* Begin *

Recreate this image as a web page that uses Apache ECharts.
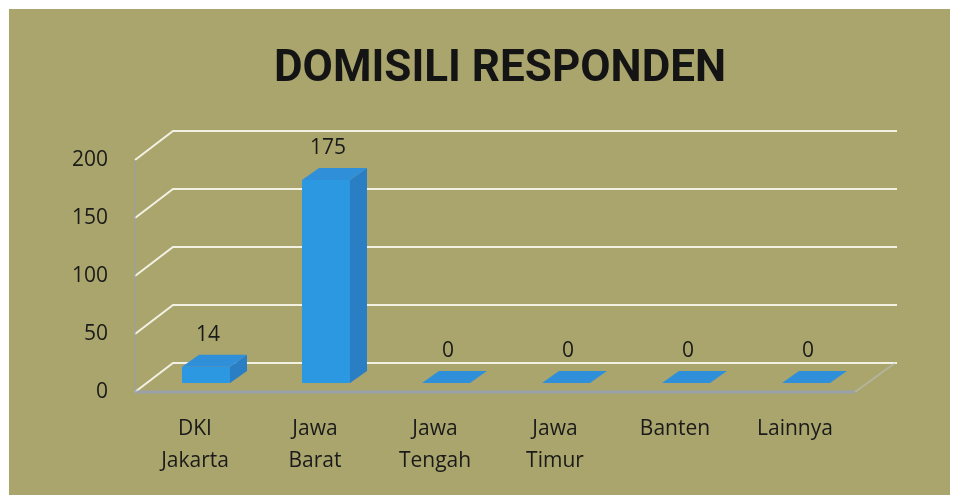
<!DOCTYPE html>
<html>
<head>
<meta charset="utf-8">
<script src="https://cdn.jsdelivr.net/npm/echarts@6/dist/echarts.min.js"></script>
<style>
    html, body { margin: 0; padding: 0; background: #fff; }
    #chart {
        position: absolute;
        left: 9px;
        top: 9px;
        width: 941px;
        height: 486px;
        background: #aaa56c;
    }
</style>
</head>
<body>
<div id="chart"></div>
<script>
// data
const categories = ['DKI\nJakarta', 'Jawa\nBarat', 'Jawa\nTengah', 'Jawa\nTimur', 'Banten', 'Lainnya'];
const values = [14, 175, 0, 0, 0, 0];
const yTicks = [0, 50, 100, 150, 200];

// pseudo 3d settings
const WALL_DX = 38, WALL_DY = -29;   // back wall offset
const BAR_DX = 11, BAR_DY = -9;      // bar placed a bit into the floor
const DEPTH_DX = 17, DEPTH_DY = -12; // bar depth
const BAR_W = 48;

const chart = echarts.init(document.getElementById('chart'));

const option = {
    animation: false,
    title: {
        text: 'DOMISILI RESPONDEN',
        left: 486,
        top: 34,
        textAlign: 'center',
        textStyle: {
            fontFamily: 'Roboto, "Open Sans", sans-serif',
            fontWeight: 'bold',
            fontSize: 44,
            color: '#141414'
        }
    },
    grid: {
        left: 126,
        right: 95,
        top: 151,
        bottom: 103
    },
    xAxis: {
        type: 'category',
        data: categories,
        axisLine: { show: false },
        axisTick: { show: false },
        axisLabel: {
            margin: 21,
            fontFamily: '"Open Sans", sans-serif',
            fontSize: 21,
            lineHeight: 32,
            color: '#1a1a1a'
        }
    },
    yAxis: {
        type: 'value',
        min: 0,
        max: 200,
        interval: 50,
        axisLine: { show: false },
        axisTick: { show: false },
        splitLine: { show: false },
        axisLabel: {
            margin: 27,
            fontFamily: '"Open Sans", sans-serif',
            fontSize: 21,
            color: '#1a1a1a'
        }
    },
    series: [
        {
            // back wall grid + side diagonals
            type: 'custom',
            silent: true,
            z: 1,
            data: yTicks.map(function (t) { return [0, t]; }),
            renderItem: function (params, api) {
                const cs = params.coordSys;
                const y = api.coord([0, api.value(1)])[1];
                const x0 = cs.x, x1 = cs.x + cs.width;
                return {
                    type: 'polyline',
                    shape: {
                        points: [[x0, y], [x0 + WALL_DX, y + WALL_DY], [x1 + 42, y + WALL_DY]]
                    },
                    style: { stroke: '#f3f1e4', lineWidth: 2, fill: null }
                };
            }
        },
        {
            // floor front edge + left wall edge
            type: 'custom',
            silent: true,
            z: 1,
            data: [[0, 0]],
            renderItem: function (params, api) {
                const cs = params.coordSys;
                const y0 = api.coord([0, 0])[1];
                const yTop = api.coord([0, 200])[1];
                const x0 = cs.x, x1 = cs.x + cs.width;
                return {
                    type: 'group',
                    children: [
                        {
                            type: 'line',
                            shape: { x1: x0, y1: y0, x2: x1, y2: y0 },
                            style: { stroke: 'rgba(150,160,190,0.75)', lineWidth: 3 }
                        },
                        {
                            type: 'line',
                            shape: { x1: x1, y1: y0, x2: x1 + 40, y2: y0 + WALL_DY },
                            style: { stroke: 'rgba(190,195,200,0.5)', lineWidth: 2 }
                        },
                        {
                            type: 'line',
                            shape: { x1: x0, y1: y0, x2: x0, y2: yTop },
                            style: { stroke: 'rgba(150,160,180,0.45)', lineWidth: 2 }
                        }
                    ]
                };
            }
        },
        {
            // 3d bars
            type: 'custom',
            z: 5,
            data: values.map(function (v, i) { return [i, v]; }),
            renderItem: function (params, api) {
                const i = api.value(0);
                const v = api.value(1);
                const top = api.coord([i, v]);
                const base = api.coord([i, 0]);
                const xL = top[0] + BAR_DX - BAR_W / 2;
                const xR = xL + BAR_W;
                const yT = top[1] + BAR_DY;
                const yB = base[1] + BAR_DY;
                return {
                    type: 'group',
                    children: [
                        {
                            type: 'polygon',
                            shape: { points: [[xR, yT], [xR + DEPTH_DX, yT + DEPTH_DY], [xR + DEPTH_DX, yB + DEPTH_DY], [xR, yB]] },
                            style: { fill: '#2a7fc4' }
                        },
                        {
                            type: 'rect',
                            shape: { x: xL, y: yT, width: BAR_W, height: yB - yT },
                            style: { fill: '#2d98e2' }
                        },
                        {
                            type: 'polygon',
                            shape: { points: [[xL, yT], [xL + DEPTH_DX, yT + DEPTH_DY], [xR + DEPTH_DX, yT + DEPTH_DY], [xR, yT]] },
                            style: { fill: '#2f8fd8' }
                        },
                        {
                            type: 'text',
                            style: {
                                x: top[0] + BAR_DX + 2,
                                y: yT + DEPTH_DY - 20,
                                text: String(v),
                                textAlign: 'center',
                                textVerticalAlign: 'middle',
                                fontFamily: '"Open Sans", sans-serif',
                                fontSize: 21,
                                fill: '#1a1a1a'
                            }
                        }
                    ]
                };
            }
        }
    ]
};

chart.setOption(option);
</script>
</body>
</html>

* End *

## What to produce:
Return the material exactly as given, apart from the pictures.

## Final answer:
Recreate this image as a web page that uses Apache ECharts.
<!DOCTYPE html>
<html>
<head>
<meta charset="utf-8">
<script src="https://cdn.jsdelivr.net/npm/echarts@6/dist/echarts.min.js"></script>
<style>
    html, body { margin: 0; padding: 0; background: #fff; }
    #chart {
        position: absolute;
        left: 9px;
        top: 9px;
        width: 941px;
        height: 486px;
        background: #aaa56c;
    }
</style>
</head>
<body>
<div id="chart"></div>
<script>
// data
const categories = ['DKI\nJakarta', 'Jawa\nBarat', 'Jawa\nTengah', 'Jawa\nTimur', 'Banten', 'Lainnya'];
const values = [14, 175, 0, 0, 0, 0];
const yTicks = [0, 50, 100, 150, 200];

// pseudo 3d settings
const WALL_DX = 38, WALL_DY = -29;   // back wall offset
const BAR_DX = 11, BAR_DY = -9;      // bar placed a bit into the floor
const DEPTH_DX = 17, DEPTH_DY = -12; // bar depth
const BAR_W = 48;

const chart = echarts.init(document.getElementById('chart'));

const option = {
    animation: false,
    title: {
        text: 'DOMISILI RESPONDEN',
        left: 486,
        top: 34,
        textAlign: 'center',
        textStyle: {
            fontFamily: 'Roboto, "Open Sans", sans-serif',
            fontWeight: 'bold',
            fontSize: 44,
            color: '#141414'
        }
    },
    grid: {
        left: 126,
        right: 95,
        top: 151,
        bottom: 103
    },
    xAxis: {
        type: 'category',
        data: categories,
        axisLine: { show: false },
        axisTick: { show: false },
        axisLabel: {
            margin: 21,
            fontFamily: '"Open Sans", sans-serif',
            fontSize: 21,
            lineHeight: 32,
            color: '#1a1a1a'
        }
    },
    yAxis: {
        type: 'value',
        min: 0,
        max: 200,
        interval: 50,
        axisLine: { show: false },
        axisTick: { show: false },
        splitLine: { show: false },
        axisLabel: {
            margin: 27,
            fontFamily: '"Open Sans", sans-serif',
            fontSize: 21,
            color: '#1a1a1a'
        }
    },
    series: [
        {
            // back wall grid + side diagonals
            type: 'custom',
            silent: true,
            z: 1,
            data: yTicks.map(function (t) { return [0, t]; }),
            renderItem: function (params, api) {
                const cs = params.coordSys;
                const y = api.coord([0, api.value(1)])[1];
                const x0 = cs.x, x1 = cs.x + cs.width;
                return {
                    type: 'polyline',
                    shape: {
                        points: [[x0, y], [x0 + WALL_DX, y + WALL_DY], [x1 + 42, y + WALL_DY]]
                    },
                    style: { stroke: '#f3f1e4', lineWidth: 2, fill: null }
                };
            }
        },
        {
            // floor front edge + left wall edge
            type: 'custom',
            silent: true,
            z: 1,
            data: [[0, 0]],
            renderItem: function (params, api) {
                const cs = params.coordSys;
                const y0 = api.coord([0, 0])[1];
                const yTop = api.coord([0, 200])[1];
                const x0 = cs.x, x1 = cs.x + cs.width;
                return {
                    type: 'group',
                    children: [
                        {
                            type: 'line',
                            shape: { x1: x0, y1: y0, x2: x1, y2: y0 },
                            style: { stroke: 'rgba(150,160,190,0.75)', lineWidth: 3 }
                        },
                        {
                            type: 'line',
                            shape: { x1: x1, y1: y0, x2: x1 + 40, y2: y0 + WALL_DY },
                            style: { stroke: 'rgba(190,195,200,0.5)', lineWidth: 2 }
                        },
                        {
                            type: 'line',
                            shape: { x1: x0, y1: y0, x2: x0, y2: yTop },
                            style: { stroke: 'rgba(150,160,180,0.45)', lineWidth: 2 }
                        }
                    ]
                };
            }
        },
        {
            // 3d bars
            type: 'custom',
            z: 5,
            data: values.map(function (v, i) { return [i, v]; }),
            renderItem: function (params, api) {
                const i = api.value(0);
                const v = api.value(1);
                const top = api.coord([i, v]);
                const base = api.coord([i, 0]);
                const xL = top[0] + BAR_DX - BAR_W / 2;
                const xR = xL + BAR_W;
                const yT = top[1] + BAR_DY;
                const yB = base[1] + BAR_DY;
                return {
                    type: 'group',
                    children: [
                        {
                            type: 'polygon',
                            shape: { points: [[xR, yT], [xR + DEPTH_DX, yT + DEPTH_DY], [xR + DEPTH_DX, yB + DEPTH_DY], [xR, yB]] },
                            style: { fill: '#2a7fc4' }
                        },
                        {
                            type: 'rect',
                            shape: { x: xL, y: yT, width: BAR_W, height: yB - yT },
                            style: { fill: '#2d98e2' }
                        },
                        {
                            type: 'polygon',
                            shape: { points: [[xL, yT], [xL + DEPTH_DX, yT + DEPTH_DY], [xR + DEPTH_DX, yT + DEPTH_DY], [xR, yT]] },
                            style: { fill: '#2f8fd8' }
                        },
                        {
                            type: 'text',
                            style: {
                                x: top[0] + BAR_DX + 2,
                                y: yT + DEPTH_DY - 20,
                                text: String(v),
                                textAlign: 'center',
                                textVerticalAlign: 'middle',
                                fontFamily: '"Open Sans", sans-serif',
                                fontSize: 21,
                                fill: '#1a1a1a'
                            }
                        }
                    ]
                };
            }
        }
    ]
};

chart.setOption(option);
</script>
</body>
</html>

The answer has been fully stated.